Our booking was for 7pm and there were only a few tables already taken when we walked in. A group of what I took to be colleagues were just finishing their meals but lingered for a good hour afterwards, enjoying their drinks and obviously not feeling pressurised into giving up their spot. A table of well-behaved teenagers were celebrating one of their number’s birthday and were treated graciously by the staff who went out of their way to make the evening enjoyable; two or three other tables were occupied with young couples and the atmosphere seemed relaxed and informal.

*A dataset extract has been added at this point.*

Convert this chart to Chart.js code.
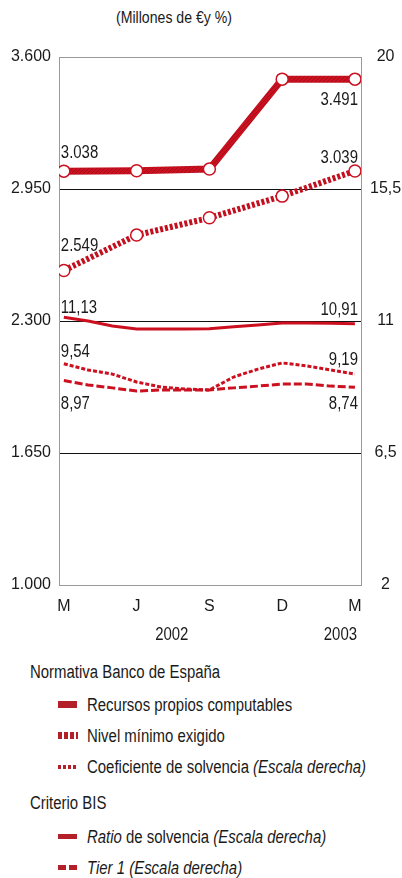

And that despite the decor which is industrial with bare floors, lots of metal, sharp angles and way too many lights. It’s as bright as day and doesn’t create the sort of ambiance I like when I’m dining out – they’d save a fortune in energy bills if they dimmed them a little. The music however, is perfect, a mixture of jazz and blues at just the right level.
We had our choice of tables and opted for one near the window. Although the restaurant is small they’ve resisted the temptation to cram in too many tables and it didn’t feel cramped.

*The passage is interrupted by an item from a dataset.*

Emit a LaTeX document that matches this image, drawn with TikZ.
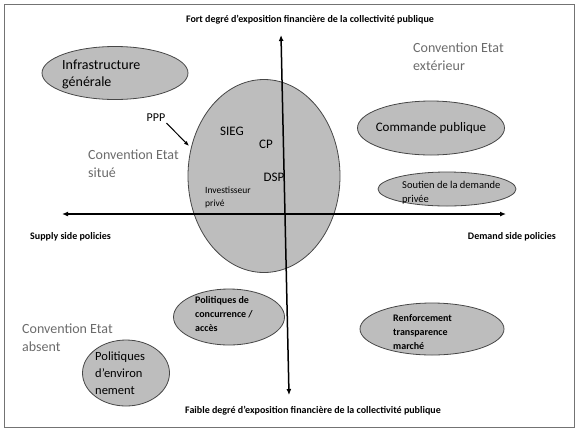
\documentclass[tikz,border=0pt]{standalone}
\usepackage{fontspec}
\setmainfont{Carlito}
\usetikzlibrary{arrows.meta,shapes.geometric}
\begin{document}
\begin{tikzpicture}[x=1pt,y=-1pt,
  blob/.style={ellipse, draw=black!72, fill=black!26, line width=0.8pt, inner sep=0pt},
  axisline/.style={line width=1.5pt, {Latex[length=6pt,width=5pt]}-{Latex[length=6pt,width=5pt]}},
  axlabel/.style={font=\fontsize{10}{12}\selectfont\bfseries, inner sep=0pt},
  conv/.style={text=black!58, font=\fontsize{14}{18}\selectfont, align=left, anchor=base west, inner sep=0pt},
  big/.style={font=\fontsize{14}{17}\selectfont, align=left, anchor=base west, inner sep=0pt},
  mid/.style={font=\fontsize{13}{16}\selectfont, inner sep=0pt},
  small/.style={font=\fontsize{10.5}{14}\selectfont, align=left, anchor=base west, inner sep=0pt},
  smallb/.style={font=\fontsize{10}{14}\selectfont\bfseries, align=left, anchor=base west, inner sep=0pt},
]
\useasboundingbox (0,0) rectangle (580,432);
\draw[black!55, line width=1pt] (4,4) rectangle (574,427);

% ellipses
\node[blob, minimum width=146pt, minimum height=53pt] (infra) at (115,73) {};
\node[blob, minimum width=152pt, minimum height=193pt] (ppp) at (264,176) {};
\node[blob, minimum width=147pt, minimum height=54pt] (cmd) at (431,128) {};
\node[blob, minimum width=138pt, minimum height=34pt] (sout) at (447,189) {};
\node[blob, minimum width=111pt, minimum height=56pt] (conc) at (229,317) {};
\node[blob, minimum width=144pt, minimum height=52pt] (renf) at (432,329) {};
\node[blob, minimum width=87pt, minimum height=66pt] (env) at (126,373) {};

% axes
\coordinate (vt) at (281,35);
\coordinate (vb) at (289,395);
\coordinate (hl) at (62,214);
\coordinate (hr) at (506,214);
\draw[axisline] (vb) -- (vt);
\draw[axisline] (hl) -- (hr);

% axis labels
\node[axlabel] (top) at (310,20) {Fort degré d’exposition financière de la collectivité publique};
\node[axlabel] (bot) at (313,411) {Faible degré d’exposition financière de la collectivité publique};
\node[axlabel, anchor=west] (supply) at (30,237) {Supply side policies};
\node[axlabel, anchor=east] (demand) at (556,237) {Demand side policies};

% convention labels (anchor = baseline of last line)
\node[conv] (cext) at (413,70) {Convention Etat\\extérieur};
\node[conv] (csit) at (88,177) {Convention Etat\\situé};
\node[conv] (cabs) at (22,351) {Convention Etat\\absent};

% texts in ellipses
\node[big] (tinfra) at (62,86) {Infrastructure\\générale};
\node[mid] (tcmd) at (431,128) {Commande publique};
\node[small] (tsout) at (402,202) {Soutien de la demande\\privée};
\node[smallb] (tconc) at (195,331) {Politiques de\\concurrence /\\accès};
\node[smallb] (trenf) at (393,349) {Renforcement\\transparence\\marché};
\node[font=\fontsize{12.5}{17}\selectfont, align=left, anchor=base west, inner sep=0pt] (tenv) at (95,394) {Politiques\\d’environ\\nement};

\node[mid] (sieg) at (232,131) {SIEG};
\node[mid] (cp) at (266,144) {CP};
\node[mid] (dsp) at (274,177) {DSP};
\node[font=\fontsize{9.5}{13}\selectfont, align=left, anchor=base west, inner sep=0pt] (inv) at (205,206) {Investisseur\\privé};

% PPP
\node[font=\fontsize{12}{14}\selectfont, inner sep=1pt] (pppl) at (156,118) {PPP};
\coordinate (pppt) at (189,146);
\draw[line width=1pt, -{Latex[length=5pt,width=4pt]}] (pppl.south east) -- (pppt);
\end{tikzpicture}
\end{document}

Drinks were offered and accepted, a glass of lightly-chilled Trulli Pinot Grigio for me and a bottle of Peroni for my companion.

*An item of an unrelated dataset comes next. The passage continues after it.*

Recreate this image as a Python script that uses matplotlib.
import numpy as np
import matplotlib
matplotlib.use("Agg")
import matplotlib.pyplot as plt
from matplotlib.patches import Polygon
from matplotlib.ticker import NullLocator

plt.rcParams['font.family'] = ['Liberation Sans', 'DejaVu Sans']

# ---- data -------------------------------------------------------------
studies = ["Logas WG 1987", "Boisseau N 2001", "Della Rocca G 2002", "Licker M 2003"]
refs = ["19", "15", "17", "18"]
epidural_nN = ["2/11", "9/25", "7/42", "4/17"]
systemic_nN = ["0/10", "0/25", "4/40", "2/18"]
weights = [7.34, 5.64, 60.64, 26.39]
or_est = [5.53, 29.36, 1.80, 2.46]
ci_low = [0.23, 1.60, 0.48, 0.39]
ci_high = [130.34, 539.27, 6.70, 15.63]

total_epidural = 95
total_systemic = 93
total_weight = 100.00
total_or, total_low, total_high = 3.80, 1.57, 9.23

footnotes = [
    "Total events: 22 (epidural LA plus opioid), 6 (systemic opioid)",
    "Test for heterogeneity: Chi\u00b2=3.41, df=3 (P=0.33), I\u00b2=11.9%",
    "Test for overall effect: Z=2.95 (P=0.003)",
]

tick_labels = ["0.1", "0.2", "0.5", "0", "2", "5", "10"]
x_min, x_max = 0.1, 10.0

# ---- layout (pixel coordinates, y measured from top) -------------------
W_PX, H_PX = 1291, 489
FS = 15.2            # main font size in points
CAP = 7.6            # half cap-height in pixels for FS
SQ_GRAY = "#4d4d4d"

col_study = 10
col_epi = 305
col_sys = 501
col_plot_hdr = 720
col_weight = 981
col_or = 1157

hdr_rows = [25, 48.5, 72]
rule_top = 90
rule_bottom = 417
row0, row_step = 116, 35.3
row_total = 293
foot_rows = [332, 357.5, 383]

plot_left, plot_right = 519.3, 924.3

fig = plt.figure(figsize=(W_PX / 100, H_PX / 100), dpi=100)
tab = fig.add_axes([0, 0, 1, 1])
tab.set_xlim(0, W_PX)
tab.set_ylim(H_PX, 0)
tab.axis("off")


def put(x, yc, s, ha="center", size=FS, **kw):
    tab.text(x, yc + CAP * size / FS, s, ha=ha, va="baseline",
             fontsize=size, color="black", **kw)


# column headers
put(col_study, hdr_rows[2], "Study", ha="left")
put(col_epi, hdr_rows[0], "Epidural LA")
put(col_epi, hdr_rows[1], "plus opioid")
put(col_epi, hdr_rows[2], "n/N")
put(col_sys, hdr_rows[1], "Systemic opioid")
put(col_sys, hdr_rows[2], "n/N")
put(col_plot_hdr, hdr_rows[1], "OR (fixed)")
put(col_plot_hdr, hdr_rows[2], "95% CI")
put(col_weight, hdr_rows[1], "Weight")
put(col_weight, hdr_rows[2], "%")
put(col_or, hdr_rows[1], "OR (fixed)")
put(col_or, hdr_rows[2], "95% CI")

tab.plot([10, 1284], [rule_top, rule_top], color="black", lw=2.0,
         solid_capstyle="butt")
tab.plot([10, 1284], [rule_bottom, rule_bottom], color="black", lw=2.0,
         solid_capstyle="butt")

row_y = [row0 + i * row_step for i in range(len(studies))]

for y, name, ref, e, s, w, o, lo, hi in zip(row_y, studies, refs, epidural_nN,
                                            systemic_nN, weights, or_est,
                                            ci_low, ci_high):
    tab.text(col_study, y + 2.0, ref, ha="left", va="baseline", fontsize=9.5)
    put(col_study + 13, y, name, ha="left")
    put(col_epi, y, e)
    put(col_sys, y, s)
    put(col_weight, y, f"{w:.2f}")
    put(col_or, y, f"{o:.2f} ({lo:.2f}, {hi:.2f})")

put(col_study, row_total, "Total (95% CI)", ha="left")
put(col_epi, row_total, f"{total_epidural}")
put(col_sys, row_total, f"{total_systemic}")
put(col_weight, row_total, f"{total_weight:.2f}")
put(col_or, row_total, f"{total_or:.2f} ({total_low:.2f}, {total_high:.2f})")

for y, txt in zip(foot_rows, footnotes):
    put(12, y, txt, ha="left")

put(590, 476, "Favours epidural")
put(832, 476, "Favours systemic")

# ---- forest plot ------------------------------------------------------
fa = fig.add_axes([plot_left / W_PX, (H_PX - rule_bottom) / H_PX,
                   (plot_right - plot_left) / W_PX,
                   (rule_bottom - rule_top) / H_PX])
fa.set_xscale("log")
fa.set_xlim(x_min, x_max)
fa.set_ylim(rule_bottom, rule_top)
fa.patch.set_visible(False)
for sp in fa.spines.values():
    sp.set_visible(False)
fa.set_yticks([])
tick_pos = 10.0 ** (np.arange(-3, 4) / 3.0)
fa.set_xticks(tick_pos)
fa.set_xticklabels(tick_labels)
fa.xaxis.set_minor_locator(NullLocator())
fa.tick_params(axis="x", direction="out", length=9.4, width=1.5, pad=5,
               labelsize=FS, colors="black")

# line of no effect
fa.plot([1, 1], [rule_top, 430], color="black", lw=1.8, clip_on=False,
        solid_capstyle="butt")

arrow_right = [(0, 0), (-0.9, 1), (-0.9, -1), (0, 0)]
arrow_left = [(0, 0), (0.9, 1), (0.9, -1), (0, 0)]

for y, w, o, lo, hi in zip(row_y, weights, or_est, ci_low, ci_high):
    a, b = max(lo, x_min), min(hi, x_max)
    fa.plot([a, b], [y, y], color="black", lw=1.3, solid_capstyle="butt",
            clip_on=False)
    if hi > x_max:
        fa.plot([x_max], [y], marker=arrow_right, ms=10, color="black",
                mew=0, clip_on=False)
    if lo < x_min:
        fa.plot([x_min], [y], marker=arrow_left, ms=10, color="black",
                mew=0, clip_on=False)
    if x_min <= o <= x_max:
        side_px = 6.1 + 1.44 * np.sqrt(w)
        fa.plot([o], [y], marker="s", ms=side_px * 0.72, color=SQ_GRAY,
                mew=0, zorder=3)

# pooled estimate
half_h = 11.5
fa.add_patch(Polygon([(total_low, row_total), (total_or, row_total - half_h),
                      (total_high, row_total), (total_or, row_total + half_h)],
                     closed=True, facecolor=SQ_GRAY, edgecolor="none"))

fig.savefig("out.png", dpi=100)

The menu is comprehensive, with everything you’d expect from an Italian restaurant: a good selection of pasta and pizzas with steak, fish, burgers and seafood.
We opted for the Italian sharing board (£13) and an extra portion of garlic mushrooms (£5). However, had we realised how generous the portion sizes were we might have dispensed with the mushrooms – which would actually have been a shame as they were fabulous, served in a skillet with a side salad and three slices of ciabatta bread on a wooden board – a lot of thought had obviously gone into presentation.
Likewise the sharing board. An artistic collection of cured and dried meats, tomatoes, lashings of mozzarella and a pot of mixed olives.
Despite my endorsements to try something other than steak as a main course, my companion once again fixed on a meat feast. The 10oz fillet (£25) was offered with a choice of four sauces (with a £2 surcharge) skin-on fries, side salad, herb potatoes or sweet potato fries (£1 extra).
It was at this point that the presentation went a little awry. The steak was nicely dressed with a side salad and the sauce came in a little pot but the fries were plonked on a plain white plate in the manner of a greasy spoon cafe. My spinach and mushroom tagliatelle (£8) was more presentable and the side order of mozzarella and parmesan salad £3.50) nicely put together.
Although it was not a feast for the eyes, the steak was cooked as requested (medium rare) and proclaimed quite delicious. My tagliatelli was rich and creamy with a nice balance between the spinach and mushrooms and the mozzarella in the salad plentiful.
I wasn’t really hungry enough for a dessert and though nothing on the menu really grabbed my attention I opted to share a New York baked cheesecake (£4.50). Again portion size was generous and the cheesecake was delicately flavoured without being too bland, which can often be the case with this particular dish.
Another round of drinks brought the bill to a little shy of £80 – possibly a little bit on the expensive side for the average Wakefield diner but on a par with restaurants in Leeds. In a bid to address this there is a 20 per cent discount on food orders Tuesday to Thursday from 4.45pm-6.30pm and the restaurant regularly advertises other special offers on their Facebook page. Which, incidentally also has some CCTV footage of their resident ghost – soon to be investigated by a paranormal group.
Our waiter Matty was polite, helpful and efficient. It’s a shame that it wasn’t more busy on the night we visited, by the time we left at 8.30pm the place was almost empty and the staff were looking to shut up shop early.
This restaurant deserves to do well – it’s a young team, and what they may lack in experience they make up for in enthusiasm – and the food is really good.
New York Italian Kitchen
Address: 43 Northgate, Wakefield, WF1 3BH
Tel: 01924 650470
Opening times: 11.30am-2.30pm (not Sun or Mon) & 5-10pm (Fri and Sat until 11pm); Sun 4-9pm.